Aim:
Print, word for word, every line from the beginning of the listing up to and including the line with "3081, 3026, 3107, 3273, 2986];". Pictures are to be excluded.

Given data:
((

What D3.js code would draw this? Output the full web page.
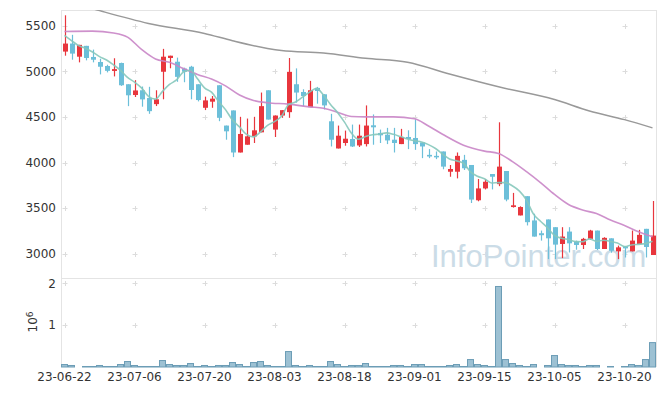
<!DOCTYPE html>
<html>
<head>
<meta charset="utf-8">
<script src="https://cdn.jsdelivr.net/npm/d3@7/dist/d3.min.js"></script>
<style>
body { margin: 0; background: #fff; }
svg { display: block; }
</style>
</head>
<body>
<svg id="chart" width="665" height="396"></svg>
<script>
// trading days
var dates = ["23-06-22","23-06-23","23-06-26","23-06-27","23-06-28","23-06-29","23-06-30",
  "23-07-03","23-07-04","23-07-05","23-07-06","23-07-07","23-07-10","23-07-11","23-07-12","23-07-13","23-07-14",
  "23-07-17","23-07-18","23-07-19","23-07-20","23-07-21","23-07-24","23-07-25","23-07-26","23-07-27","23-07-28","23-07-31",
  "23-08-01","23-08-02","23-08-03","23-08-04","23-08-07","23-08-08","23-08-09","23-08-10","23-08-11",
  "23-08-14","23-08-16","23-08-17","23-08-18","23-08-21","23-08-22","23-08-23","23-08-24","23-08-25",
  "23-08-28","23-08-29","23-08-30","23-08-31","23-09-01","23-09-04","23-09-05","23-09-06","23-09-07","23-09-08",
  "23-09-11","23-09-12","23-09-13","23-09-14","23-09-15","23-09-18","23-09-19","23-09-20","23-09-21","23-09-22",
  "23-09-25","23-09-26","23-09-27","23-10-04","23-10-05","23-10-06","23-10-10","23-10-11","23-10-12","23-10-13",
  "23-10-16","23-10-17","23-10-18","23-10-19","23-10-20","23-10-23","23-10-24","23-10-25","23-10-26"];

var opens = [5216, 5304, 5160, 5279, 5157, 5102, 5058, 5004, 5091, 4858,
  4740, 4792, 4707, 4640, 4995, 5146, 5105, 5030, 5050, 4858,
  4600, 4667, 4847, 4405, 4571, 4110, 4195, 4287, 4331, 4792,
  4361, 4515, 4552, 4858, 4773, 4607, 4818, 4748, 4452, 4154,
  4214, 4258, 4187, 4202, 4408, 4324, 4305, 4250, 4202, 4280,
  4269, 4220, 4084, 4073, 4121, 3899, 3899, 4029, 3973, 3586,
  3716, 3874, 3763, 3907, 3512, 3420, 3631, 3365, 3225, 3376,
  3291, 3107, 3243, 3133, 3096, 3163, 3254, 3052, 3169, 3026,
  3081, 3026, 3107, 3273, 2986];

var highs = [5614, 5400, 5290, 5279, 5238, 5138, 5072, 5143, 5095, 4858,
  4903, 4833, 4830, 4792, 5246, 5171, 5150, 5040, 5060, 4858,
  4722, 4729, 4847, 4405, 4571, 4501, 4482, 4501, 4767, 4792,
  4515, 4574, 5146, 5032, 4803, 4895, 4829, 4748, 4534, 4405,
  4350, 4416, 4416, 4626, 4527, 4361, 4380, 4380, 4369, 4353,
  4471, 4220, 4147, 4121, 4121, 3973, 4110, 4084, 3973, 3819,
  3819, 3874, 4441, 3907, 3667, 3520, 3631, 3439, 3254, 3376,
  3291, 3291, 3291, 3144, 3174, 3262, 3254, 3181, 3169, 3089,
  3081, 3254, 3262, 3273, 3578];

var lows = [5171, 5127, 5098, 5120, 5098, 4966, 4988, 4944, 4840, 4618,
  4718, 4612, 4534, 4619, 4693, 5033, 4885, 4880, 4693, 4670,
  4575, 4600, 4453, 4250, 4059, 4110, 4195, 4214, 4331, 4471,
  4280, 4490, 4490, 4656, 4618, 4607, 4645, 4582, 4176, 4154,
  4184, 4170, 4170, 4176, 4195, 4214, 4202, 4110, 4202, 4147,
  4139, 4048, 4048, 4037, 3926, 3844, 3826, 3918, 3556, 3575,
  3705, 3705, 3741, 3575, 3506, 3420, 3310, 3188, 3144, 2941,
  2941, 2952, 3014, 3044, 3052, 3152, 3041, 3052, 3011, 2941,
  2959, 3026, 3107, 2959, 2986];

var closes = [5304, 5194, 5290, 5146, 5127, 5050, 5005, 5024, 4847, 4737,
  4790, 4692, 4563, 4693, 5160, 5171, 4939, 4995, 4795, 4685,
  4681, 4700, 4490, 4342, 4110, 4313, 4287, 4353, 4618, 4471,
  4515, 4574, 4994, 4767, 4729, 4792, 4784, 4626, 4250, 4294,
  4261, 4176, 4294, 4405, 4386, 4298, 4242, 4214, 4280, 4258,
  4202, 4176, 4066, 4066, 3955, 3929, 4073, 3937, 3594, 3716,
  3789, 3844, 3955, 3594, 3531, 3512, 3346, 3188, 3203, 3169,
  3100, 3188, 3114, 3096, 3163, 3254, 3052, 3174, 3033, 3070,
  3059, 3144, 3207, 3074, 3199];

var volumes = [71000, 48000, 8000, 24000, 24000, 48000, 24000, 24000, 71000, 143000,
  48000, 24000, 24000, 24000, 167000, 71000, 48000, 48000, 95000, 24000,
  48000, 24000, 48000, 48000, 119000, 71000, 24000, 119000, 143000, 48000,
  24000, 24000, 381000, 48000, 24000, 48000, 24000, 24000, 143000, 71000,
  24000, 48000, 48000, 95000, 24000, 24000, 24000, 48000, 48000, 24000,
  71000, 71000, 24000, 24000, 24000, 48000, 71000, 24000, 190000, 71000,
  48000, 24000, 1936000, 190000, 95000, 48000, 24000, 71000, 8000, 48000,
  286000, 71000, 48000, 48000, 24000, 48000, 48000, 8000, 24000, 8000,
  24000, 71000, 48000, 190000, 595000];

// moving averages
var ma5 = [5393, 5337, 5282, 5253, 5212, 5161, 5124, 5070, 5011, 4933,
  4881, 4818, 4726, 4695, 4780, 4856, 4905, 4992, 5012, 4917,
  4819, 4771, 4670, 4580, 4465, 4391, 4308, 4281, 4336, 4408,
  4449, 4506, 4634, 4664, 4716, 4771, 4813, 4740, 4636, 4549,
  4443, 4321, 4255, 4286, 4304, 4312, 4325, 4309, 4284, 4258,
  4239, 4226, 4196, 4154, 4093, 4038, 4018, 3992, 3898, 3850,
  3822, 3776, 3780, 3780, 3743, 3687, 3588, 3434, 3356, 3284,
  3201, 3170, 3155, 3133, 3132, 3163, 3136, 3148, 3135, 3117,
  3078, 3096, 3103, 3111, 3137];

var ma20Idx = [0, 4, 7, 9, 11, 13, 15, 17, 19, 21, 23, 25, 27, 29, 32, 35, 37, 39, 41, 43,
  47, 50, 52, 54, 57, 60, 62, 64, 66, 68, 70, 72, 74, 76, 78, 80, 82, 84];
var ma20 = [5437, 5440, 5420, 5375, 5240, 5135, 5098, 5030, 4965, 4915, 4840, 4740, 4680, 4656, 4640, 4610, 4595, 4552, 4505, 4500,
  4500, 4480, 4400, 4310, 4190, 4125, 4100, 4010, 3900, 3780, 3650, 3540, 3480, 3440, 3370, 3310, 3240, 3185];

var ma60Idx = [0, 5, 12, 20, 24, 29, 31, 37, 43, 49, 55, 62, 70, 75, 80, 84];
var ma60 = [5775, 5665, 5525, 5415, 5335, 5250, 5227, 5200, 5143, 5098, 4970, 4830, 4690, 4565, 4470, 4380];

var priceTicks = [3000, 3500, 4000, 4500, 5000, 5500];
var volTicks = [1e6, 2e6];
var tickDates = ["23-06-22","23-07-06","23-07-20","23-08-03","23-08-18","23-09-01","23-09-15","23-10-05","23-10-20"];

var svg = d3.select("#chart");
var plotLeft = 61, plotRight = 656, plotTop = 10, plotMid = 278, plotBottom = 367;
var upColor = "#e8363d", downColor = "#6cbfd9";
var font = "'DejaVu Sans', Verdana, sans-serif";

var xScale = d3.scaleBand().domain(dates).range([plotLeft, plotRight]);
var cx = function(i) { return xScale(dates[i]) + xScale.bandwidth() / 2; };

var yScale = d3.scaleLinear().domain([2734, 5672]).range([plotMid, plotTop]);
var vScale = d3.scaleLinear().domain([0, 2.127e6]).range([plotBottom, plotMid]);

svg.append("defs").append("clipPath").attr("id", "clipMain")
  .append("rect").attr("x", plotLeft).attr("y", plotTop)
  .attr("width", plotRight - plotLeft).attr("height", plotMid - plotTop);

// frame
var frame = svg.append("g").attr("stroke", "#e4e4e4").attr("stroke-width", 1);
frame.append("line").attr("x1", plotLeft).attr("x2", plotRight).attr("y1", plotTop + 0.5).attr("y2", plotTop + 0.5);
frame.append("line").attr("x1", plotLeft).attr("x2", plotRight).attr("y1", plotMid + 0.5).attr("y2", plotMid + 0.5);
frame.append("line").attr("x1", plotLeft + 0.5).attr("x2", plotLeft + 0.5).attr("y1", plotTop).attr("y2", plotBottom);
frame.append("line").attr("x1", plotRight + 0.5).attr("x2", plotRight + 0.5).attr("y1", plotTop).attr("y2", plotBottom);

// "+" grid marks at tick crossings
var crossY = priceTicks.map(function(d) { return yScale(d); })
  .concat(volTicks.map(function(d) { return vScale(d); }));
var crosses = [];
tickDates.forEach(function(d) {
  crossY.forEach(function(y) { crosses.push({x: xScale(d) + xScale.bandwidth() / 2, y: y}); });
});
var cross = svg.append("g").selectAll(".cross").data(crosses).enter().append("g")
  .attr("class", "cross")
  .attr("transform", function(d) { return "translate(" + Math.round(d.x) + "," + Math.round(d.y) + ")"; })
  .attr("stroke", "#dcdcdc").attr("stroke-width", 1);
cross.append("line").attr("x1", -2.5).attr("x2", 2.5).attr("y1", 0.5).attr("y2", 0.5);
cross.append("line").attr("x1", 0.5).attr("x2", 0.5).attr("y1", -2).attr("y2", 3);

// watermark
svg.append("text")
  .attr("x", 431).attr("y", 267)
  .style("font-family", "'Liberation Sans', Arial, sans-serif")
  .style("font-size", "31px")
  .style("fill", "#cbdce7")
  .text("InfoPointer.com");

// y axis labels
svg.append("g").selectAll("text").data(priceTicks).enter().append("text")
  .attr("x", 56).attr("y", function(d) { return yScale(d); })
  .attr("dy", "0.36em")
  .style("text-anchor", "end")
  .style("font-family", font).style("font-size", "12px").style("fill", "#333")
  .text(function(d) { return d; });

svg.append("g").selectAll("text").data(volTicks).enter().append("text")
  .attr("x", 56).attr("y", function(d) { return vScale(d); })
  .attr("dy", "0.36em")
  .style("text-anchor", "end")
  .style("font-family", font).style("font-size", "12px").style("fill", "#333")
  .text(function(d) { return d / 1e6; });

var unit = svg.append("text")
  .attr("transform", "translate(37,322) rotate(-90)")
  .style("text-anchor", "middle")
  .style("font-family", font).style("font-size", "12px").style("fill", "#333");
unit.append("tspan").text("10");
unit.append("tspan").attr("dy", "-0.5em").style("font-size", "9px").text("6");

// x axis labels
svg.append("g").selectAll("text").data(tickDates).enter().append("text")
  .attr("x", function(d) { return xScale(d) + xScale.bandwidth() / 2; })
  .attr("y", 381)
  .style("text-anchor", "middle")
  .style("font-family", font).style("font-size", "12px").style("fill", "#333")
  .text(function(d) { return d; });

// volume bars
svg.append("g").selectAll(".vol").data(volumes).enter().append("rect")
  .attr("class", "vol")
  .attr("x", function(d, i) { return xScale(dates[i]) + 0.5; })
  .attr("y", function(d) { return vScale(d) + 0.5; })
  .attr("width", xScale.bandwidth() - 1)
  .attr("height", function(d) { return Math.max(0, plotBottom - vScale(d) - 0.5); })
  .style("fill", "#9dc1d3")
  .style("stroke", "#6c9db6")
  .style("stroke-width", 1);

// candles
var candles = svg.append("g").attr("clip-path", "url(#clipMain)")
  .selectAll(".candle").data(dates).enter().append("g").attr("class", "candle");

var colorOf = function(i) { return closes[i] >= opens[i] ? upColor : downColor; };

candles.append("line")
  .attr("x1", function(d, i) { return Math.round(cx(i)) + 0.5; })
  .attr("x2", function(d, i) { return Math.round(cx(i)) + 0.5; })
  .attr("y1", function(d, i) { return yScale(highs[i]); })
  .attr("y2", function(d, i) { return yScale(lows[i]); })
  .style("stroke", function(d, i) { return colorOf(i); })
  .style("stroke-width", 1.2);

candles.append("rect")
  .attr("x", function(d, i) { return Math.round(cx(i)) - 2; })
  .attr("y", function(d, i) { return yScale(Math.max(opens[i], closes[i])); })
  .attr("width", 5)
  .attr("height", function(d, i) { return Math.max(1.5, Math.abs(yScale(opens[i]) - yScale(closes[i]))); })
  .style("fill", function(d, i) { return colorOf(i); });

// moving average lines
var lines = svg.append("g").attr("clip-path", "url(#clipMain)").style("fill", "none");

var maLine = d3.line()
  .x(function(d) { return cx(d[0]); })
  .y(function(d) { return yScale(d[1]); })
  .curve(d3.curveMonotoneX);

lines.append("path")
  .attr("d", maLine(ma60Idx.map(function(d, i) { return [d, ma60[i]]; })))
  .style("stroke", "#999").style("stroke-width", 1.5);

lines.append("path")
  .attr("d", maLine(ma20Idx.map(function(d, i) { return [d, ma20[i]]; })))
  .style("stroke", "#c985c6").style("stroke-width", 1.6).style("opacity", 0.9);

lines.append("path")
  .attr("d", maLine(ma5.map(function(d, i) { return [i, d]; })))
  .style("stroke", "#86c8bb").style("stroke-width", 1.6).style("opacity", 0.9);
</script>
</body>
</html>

))

Answer to the problem:
What D3.js code would draw this? Output the full web page.
<!DOCTYPE html>
<html>
<head>
<meta charset="utf-8">
<script src="https://cdn.jsdelivr.net/npm/d3@7/dist/d3.min.js"></script>
<style>
body { margin: 0; background: #fff; }
svg { display: block; }
</style>
</head>
<body>
<svg id="chart" width="665" height="396"></svg>
<script>
// trading days
var dates = ["23-06-22","23-06-23","23-06-26","23-06-27","23-06-28","23-06-29","23-06-30",
  "23-07-03","23-07-04","23-07-05","23-07-06","23-07-07","23-07-10","23-07-11","23-07-12","23-07-13","23-07-14",
  "23-07-17","23-07-18","23-07-19","23-07-20","23-07-21","23-07-24","23-07-25","23-07-26","23-07-27","23-07-28","23-07-31",
  "23-08-01","23-08-02","23-08-03","23-08-04","23-08-07","23-08-08","23-08-09","23-08-10","23-08-11",
  "23-08-14","23-08-16","23-08-17","23-08-18","23-08-21","23-08-22","23-08-23","23-08-24","23-08-25",
  "23-08-28","23-08-29","23-08-30","23-08-31","23-09-01","23-09-04","23-09-05","23-09-06","23-09-07","23-09-08",
  "23-09-11","23-09-12","23-09-13","23-09-14","23-09-15","23-09-18","23-09-19","23-09-20","23-09-21","23-09-22",
  "23-09-25","23-09-26","23-09-27","23-10-04","23-10-05","23-10-06","23-10-10","23-10-11","23-10-12","23-10-13",
  "23-10-16","23-10-17","23-10-18","23-10-19","23-10-20","23-10-23","23-10-24","23-10-25","23-10-26"];

var opens = [5216, 5304, 5160, 5279, 5157, 5102, 5058, 5004, 5091, 4858,
  4740, 4792, 4707, 4640, 4995, 5146, 5105, 5030, 5050, 4858,
  4600, 4667, 4847, 4405, 4571, 4110, 4195, 4287, 4331, 4792,
  4361, 4515, 4552, 4858, 4773, 4607, 4818, 4748, 4452, 4154,
  4214, 4258, 4187, 4202, 4408, 4324, 4305, 4250, 4202, 4280,
  4269, 4220, 4084, 4073, 4121, 3899, 3899, 4029, 3973, 3586,
  3716, 3874, 3763, 3907, 3512, 3420, 3631, 3365, 3225, 3376,
  3291, 3107, 3243, 3133, 3096, 3163, 3254, 3052, 3169, 3026,
  3081, 3026, 3107, 3273, 2986];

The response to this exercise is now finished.